App user testing : Getting ready for the big move

After 2 months of hard rework and extensive design and recoding, the app reaches the stage where we can test it.
2 months may sound long to some but remember we are family men and we work at night. I've read recently that start ups behave like rock bands and I find it very true, we just don't have the road shows in far away places on week ends.

If you come from the IT world, you know about user testing. Back in the "old ways", user testing would happen at the very end of the project and would be very structured with long user scenarios and so on. The software world has gone very far in industrializing the process and when a product reaches user testing, if the work has been done properly, they are not that many critical bugs i.e crashes that prevent you from doing what you are supposed to do.

IPad app user testing is different. It is closer to web like applications development and what people in IT call Rapid Application Development meaning coding and testing go in parallel. However there are 2 things that you need to know about iPad apps user testing:

- iPads may sound homogeneous but there are multiple configurations out there: iPad 1, iPad 2 and so on, various ios versions and it seems that some apps will generate memory issues. So sometimes the App will crash on one configuration and not on another and finding the bug can be very time consuming.

Let's admit it: bugs are a hassle

- It happens all along the project with 2 stages:
Stage #1: you test it home, some features work fine, some not at all, multiple crashes, several days to fix them. Fine.
Stage #2: you make the tests in real life situation.
Why? Because the Apple development environment happens on Mac and even if the simulator is good, it feels very different on your tablet where you happen to use your fingers and not the mouse pointer.
And also because if you have followed us so far, you know that the umbrella principle applies. If you want to test the umbrella, get out when it's raining and see how it goes.

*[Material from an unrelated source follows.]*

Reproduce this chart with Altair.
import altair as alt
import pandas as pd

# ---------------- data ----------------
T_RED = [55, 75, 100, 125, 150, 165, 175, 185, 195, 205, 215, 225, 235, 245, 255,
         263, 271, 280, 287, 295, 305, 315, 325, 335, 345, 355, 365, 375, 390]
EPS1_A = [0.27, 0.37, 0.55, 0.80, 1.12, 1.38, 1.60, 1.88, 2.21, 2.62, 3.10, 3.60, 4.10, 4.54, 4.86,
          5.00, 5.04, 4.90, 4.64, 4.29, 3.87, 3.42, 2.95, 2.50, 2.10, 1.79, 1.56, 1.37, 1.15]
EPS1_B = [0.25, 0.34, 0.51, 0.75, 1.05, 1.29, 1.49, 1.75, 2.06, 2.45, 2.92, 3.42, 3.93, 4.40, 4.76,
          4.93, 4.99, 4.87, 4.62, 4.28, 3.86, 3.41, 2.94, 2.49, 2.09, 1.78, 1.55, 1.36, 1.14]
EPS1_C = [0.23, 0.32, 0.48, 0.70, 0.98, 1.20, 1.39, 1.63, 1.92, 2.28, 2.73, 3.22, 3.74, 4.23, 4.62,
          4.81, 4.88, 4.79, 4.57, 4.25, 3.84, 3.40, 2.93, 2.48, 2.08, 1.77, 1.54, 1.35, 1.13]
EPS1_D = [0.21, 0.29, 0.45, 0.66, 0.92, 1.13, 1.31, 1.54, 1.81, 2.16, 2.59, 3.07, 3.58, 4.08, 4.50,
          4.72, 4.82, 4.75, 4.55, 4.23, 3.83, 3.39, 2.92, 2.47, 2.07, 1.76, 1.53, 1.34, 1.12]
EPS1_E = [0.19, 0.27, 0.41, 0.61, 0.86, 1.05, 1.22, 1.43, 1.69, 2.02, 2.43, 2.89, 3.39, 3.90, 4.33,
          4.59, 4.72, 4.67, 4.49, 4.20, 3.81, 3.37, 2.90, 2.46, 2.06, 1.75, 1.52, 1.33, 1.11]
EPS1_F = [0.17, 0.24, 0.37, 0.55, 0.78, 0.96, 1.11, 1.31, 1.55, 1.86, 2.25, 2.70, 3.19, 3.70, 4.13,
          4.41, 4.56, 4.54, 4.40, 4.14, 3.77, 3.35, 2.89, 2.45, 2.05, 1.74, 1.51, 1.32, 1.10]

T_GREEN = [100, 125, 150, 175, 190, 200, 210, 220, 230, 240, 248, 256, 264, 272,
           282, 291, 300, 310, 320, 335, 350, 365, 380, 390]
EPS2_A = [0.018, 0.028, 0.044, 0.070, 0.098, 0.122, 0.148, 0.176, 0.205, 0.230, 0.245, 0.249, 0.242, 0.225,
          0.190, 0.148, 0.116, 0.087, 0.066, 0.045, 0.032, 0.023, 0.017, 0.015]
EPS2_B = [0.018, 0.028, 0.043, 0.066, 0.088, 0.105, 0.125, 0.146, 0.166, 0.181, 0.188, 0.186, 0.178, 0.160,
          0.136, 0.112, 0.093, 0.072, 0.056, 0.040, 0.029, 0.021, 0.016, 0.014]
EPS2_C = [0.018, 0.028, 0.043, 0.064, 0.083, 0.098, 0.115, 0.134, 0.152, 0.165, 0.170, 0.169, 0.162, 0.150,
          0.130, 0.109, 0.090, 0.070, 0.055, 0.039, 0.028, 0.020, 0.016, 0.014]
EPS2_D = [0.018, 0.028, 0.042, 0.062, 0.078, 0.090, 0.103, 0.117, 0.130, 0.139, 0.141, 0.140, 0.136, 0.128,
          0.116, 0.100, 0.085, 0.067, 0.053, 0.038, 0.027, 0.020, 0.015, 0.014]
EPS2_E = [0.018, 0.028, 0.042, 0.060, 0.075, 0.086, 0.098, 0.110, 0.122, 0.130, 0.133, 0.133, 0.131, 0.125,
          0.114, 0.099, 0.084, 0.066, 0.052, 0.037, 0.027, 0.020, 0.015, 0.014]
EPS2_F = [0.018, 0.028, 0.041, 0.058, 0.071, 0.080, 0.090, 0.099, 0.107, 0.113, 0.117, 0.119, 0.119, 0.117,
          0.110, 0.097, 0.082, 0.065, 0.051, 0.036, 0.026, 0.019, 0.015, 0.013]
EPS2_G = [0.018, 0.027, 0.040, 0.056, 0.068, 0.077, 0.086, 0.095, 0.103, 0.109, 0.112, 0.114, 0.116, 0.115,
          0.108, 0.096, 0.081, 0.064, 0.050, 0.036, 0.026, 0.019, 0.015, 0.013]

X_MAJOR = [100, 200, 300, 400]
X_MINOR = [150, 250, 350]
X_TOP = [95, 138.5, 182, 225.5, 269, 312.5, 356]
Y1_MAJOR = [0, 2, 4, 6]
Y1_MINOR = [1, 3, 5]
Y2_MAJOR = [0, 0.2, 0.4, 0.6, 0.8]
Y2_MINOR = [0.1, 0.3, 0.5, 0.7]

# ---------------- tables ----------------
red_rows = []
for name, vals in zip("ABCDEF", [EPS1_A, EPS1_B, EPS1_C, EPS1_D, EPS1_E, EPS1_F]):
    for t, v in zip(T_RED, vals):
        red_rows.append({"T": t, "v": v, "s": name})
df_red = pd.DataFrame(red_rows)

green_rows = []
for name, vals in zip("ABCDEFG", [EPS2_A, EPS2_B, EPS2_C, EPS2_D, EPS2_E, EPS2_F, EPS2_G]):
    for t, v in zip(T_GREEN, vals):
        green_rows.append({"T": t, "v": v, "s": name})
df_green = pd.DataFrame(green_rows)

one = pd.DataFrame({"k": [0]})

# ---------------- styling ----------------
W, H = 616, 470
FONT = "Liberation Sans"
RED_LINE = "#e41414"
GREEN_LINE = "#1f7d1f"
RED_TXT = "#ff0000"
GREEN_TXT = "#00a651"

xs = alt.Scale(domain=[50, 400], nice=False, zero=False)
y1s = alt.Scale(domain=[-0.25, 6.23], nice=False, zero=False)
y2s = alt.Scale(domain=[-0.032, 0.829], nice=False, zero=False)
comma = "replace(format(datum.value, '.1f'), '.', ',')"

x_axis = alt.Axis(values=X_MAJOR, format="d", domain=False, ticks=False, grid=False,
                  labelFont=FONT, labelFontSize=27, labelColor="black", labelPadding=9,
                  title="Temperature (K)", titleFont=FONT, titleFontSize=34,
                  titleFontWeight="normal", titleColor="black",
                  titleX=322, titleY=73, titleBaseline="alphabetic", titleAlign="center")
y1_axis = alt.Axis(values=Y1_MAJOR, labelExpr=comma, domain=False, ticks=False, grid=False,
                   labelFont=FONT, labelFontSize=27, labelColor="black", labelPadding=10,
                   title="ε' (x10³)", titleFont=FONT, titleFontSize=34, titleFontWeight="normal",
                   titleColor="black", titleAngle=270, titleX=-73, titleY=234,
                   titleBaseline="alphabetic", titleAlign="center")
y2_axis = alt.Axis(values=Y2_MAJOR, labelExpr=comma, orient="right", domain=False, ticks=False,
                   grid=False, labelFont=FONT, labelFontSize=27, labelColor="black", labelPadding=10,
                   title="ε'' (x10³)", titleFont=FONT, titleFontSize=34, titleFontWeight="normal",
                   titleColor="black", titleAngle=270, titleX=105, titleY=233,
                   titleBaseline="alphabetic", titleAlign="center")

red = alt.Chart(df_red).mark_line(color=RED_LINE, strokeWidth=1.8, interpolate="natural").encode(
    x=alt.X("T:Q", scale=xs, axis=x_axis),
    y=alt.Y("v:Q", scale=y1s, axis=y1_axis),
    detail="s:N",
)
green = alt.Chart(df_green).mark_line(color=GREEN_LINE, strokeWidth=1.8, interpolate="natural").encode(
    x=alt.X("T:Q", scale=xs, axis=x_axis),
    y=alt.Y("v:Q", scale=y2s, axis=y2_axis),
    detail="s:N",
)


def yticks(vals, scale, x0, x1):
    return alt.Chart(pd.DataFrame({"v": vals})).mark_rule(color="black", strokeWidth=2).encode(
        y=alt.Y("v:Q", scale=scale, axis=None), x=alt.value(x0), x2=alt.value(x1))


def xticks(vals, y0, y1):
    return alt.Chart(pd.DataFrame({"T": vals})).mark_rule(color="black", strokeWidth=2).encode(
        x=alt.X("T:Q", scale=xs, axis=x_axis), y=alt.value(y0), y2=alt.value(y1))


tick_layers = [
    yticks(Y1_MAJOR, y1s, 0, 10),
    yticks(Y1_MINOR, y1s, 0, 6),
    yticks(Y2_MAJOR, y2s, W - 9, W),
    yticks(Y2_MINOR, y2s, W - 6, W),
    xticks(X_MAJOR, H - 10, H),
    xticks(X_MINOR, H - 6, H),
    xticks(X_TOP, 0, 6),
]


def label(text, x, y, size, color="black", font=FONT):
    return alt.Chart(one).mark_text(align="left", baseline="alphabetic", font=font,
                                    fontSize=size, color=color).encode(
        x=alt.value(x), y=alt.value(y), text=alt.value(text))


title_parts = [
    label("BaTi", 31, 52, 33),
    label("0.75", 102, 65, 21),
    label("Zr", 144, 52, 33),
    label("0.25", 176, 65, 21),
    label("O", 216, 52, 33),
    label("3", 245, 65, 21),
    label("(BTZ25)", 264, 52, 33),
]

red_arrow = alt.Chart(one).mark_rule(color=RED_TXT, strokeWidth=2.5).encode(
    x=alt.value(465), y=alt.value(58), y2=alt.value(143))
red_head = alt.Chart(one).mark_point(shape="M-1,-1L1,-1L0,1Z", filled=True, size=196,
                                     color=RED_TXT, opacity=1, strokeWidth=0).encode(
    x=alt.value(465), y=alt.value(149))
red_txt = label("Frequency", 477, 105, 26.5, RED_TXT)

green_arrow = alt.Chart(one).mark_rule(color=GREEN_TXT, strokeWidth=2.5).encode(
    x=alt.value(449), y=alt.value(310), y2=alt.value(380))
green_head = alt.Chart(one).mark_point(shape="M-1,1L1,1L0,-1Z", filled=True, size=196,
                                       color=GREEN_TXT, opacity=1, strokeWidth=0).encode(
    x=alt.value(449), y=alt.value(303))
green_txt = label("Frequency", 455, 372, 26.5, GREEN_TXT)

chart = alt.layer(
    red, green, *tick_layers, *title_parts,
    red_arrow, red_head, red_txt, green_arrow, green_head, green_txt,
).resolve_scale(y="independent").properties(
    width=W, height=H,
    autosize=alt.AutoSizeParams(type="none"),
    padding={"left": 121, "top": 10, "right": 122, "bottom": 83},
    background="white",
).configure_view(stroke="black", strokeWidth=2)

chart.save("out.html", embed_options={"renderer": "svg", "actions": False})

No test is worth a real life testing 


So we took our iPads in multiple meetings. And we tested and we crashed and we fixed. It was very painful when it crashed during meetings so we really made sure it will NOT happen again. The very good point is that it gave us new ideas on features we could propose to the user.
More importantly we were able to "impress our colleagues" with a report right at the end of a meeting and saved us a LOT of time. Audio records were also a must, you can really write down minutes without any mistake.

When you're done testing your app, you feel indestructible


Lesson#7: Good real life testing should make you feel comfortable for submission

Time now to get prepared for the big show, the Apple submission.